By enabling the Moderation feature, you can make your ChatGPT a safer, more respectful, and user-friendly tool for your customers or audience.
Enabling Moderation
This guide will walk you through the steps to enable and configure the Moderation feature in your chatbot.
- Shortcode
- Widget
- Navigate to the ChatGPT - Shortcode tab in your dashboard.
- Click on the Moderation tab located on the right side of your screen.
- Look for the Enable Moderation and Model options:
- Enable Moderation: Toggle this switch to enable the chatbot to moderate user messages to detect any offensive words or content.
- Model: Choose the content moderation model you wish to use. Two options are available: text-moderation-stable and text-moderation-latest. The default is text-moderation-latest, which automatically upgrades over time.
- Notice: Customize the notice message that will be displayed when offensive content is detected. The default message is "Your message has been flagged as potentially harmful or inappropriate..."
- After adjusting the settings, click on the Save button to apply the changes.
- Navigate to the ChatGPT - Widget tab in your dashboard.
- Click on the Moderation tab located on the right side of your screen.
- Look for the Enable Moderation and Model options:
- Enable Moderation: Toggle this switch to enable the chatbot to moderate user messages to detect any offensive words or content.
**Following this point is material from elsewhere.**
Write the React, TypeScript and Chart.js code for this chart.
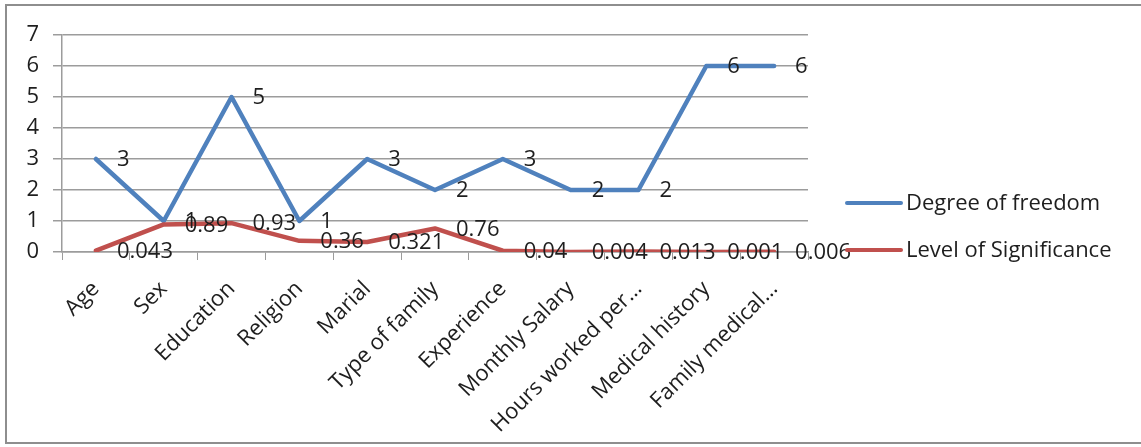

- Model: Choose the content moderation model you wish to use. Two options are available: text-moderation-stable and text-moderation-latest. The default is text-moderation-latest, which automatically upgrades over time.
- Notice: Customize the notice message that will be displayed when offensive content is detected. The default message is "Your message has been flagged as potentially harmful or inappropriate..."
- After adjusting the settings, click on the Save button to apply the changes.
Moderation Log
To monitor the effectiveness of the Moderation feature and to review flagged content, a Moderation Log is available.
To access this:
- Shortcode
- Widget
- Navigate to the ChatGPT - Shortcode tab in your dashboard.
- Click on the Logs tab located on the top of your screen.
- Here, you will find a column labeled "Moderation". In this column, each conversation is labeled either as Passed or Flagged.
- To see more details about why a conversation was flagged, click the View button next to each conversation. This will take you to a detailed view of the conversation.
- In the detailed view, flagged content will be marked with a red label, specifying the reason for the flag (for example, "Flagged as Violence").
- This log allows you to review moderated content and better understand how the Moderation feature is working to maintain a respectful and safe conversation environment.
- Navigate to the ChatGPT - Widget tab in your dashboard.
- Click on the Logs tab located on the top of your screen.
- Here, you will find a column labeled "Moderation". In this column, each conversation is labeled either as Passed or Flagged.
- To see more details about why a conversation was flagged, click the View button next to each conversation. This will take you to a detailed view of the conversation.
- In the detailed view, flagged content will be marked with a red label, specifying the reason for the flag (for example, "Flagged as Violence").
- This log allows you to review moderated content and better understand how the Moderation feature is working to maintain a respectful and safe conversation environment.